L'Évangile était "la boussole" d'Antoine-Marie Chevrier. Il écrivit de très nombreuses méditations sur la vie de Jésus, car, pour lui, "connaître Jésus-Christ c’est tout, le reste n’est rien."  Jésus était son seul maître. "Aimer comme Jésus l’a fait", sera la devise qu’il affichera dans l’ancienne salle de bal devenue chapelle. La Vierge Marie tenait également une grande place dans sa vie, et chaque jour il méditait et commentait en public les mystères du Rosaire. Pour lui, le prêtre devait être un homme animé de charité, pauvre et crucifié. Car c’est dans l’amour que la pauvreté et la croix donnent un sens à la vie.

Quelques mois avant sa mort le Père Chevrier traversa une douloureuse épreuve. Plusieurs des prêtres qu’il avait formés le quittèrent pour une mission lointaine ou un monastère. Ce n’était pas encore pour lui l’heure de la fécondité.
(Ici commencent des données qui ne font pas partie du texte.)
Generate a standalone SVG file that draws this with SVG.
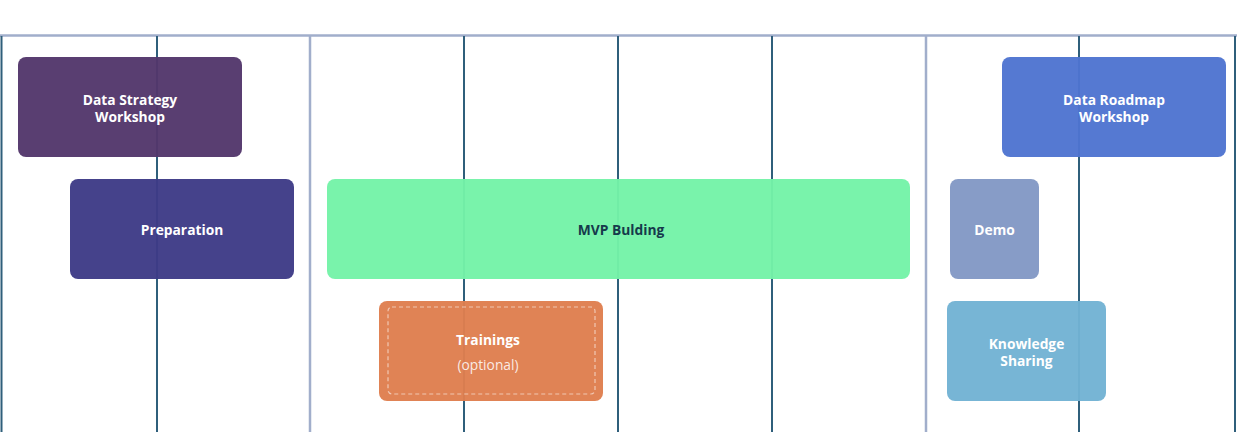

Les fruits se manifesteront plus tard… Aujourd’hui, les prêtres du Prado sont présents dans une quarantaine de pays du monde; et la famille du Prado est constituée de diacres, de sœurs, de l'Institut féminin du Prado et de laïcs consacrés.  Le but du Père Chevrier était de faire connaître Jésus-Christ, en L'enseignant et en Le priant, et en priant le Rosaire, car, écrivit-il, "le chapelet, c’est le livre de tout le monde: c’est le livre du prêtre et du peuple; c’est le livre de l’aveugle; c’est le livre du vieillard dont l’œil se ferme aux choses de ce monde; c’est le livre du savant et de l’ignorant; c’est le livre de celui qui souffre…" C’est pourquoi, chaque soir, dans la chapelle du Prado, entouré d’une foule de gens très humbles, il commentait à voix haute les mystères du Rosaire pour faire découvrir qui était vraiment Jésus-Christ.